═══ Data to use ═══
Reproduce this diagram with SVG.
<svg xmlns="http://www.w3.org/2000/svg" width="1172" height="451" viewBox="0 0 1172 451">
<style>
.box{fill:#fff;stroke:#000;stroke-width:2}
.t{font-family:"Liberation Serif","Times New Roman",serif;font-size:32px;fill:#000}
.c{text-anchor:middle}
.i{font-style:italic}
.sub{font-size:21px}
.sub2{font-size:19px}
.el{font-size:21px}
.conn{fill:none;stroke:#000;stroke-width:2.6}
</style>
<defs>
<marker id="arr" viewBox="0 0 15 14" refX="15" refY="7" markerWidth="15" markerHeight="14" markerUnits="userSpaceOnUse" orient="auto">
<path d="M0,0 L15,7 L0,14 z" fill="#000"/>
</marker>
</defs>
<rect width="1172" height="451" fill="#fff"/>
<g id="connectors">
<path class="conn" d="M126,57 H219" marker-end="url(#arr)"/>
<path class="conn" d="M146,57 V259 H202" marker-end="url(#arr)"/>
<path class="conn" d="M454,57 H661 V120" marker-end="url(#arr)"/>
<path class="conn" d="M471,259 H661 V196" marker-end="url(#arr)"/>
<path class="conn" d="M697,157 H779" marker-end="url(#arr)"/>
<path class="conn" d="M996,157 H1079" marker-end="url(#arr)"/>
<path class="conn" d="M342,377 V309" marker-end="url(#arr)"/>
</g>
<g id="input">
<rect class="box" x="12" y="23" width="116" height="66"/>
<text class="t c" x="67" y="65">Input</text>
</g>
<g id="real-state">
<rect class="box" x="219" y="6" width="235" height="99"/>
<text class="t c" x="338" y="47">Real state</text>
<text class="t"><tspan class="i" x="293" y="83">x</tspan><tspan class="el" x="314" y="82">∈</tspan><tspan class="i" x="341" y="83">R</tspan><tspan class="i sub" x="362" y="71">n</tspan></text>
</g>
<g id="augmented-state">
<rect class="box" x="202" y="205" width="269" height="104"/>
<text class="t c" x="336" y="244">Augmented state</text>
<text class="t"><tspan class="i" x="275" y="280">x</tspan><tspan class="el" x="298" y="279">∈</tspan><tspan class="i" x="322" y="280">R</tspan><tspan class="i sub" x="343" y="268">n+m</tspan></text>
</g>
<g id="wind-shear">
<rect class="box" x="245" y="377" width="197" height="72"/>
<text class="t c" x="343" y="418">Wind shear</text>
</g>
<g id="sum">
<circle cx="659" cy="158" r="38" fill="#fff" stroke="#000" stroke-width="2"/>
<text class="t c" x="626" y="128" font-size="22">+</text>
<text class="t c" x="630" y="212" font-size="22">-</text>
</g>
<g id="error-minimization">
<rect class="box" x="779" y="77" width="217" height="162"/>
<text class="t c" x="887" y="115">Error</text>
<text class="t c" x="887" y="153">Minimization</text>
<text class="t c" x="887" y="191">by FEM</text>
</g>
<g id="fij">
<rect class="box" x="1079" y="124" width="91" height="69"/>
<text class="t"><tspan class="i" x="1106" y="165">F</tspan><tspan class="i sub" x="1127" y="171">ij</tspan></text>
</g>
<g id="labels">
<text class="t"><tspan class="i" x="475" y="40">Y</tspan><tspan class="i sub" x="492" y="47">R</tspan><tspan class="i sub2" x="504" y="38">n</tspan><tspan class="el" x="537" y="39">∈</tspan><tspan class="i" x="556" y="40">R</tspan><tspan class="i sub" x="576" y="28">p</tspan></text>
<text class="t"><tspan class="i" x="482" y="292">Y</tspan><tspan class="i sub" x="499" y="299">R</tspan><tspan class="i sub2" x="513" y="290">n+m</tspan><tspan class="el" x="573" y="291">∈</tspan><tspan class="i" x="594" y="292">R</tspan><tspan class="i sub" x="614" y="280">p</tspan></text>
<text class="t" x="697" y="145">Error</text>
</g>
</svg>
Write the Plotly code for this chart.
═══
• To do
Show the lines of the material that contain the word "this".

• Result
Reproduce this diagram with SVG.
Write the Plotly code for this chart.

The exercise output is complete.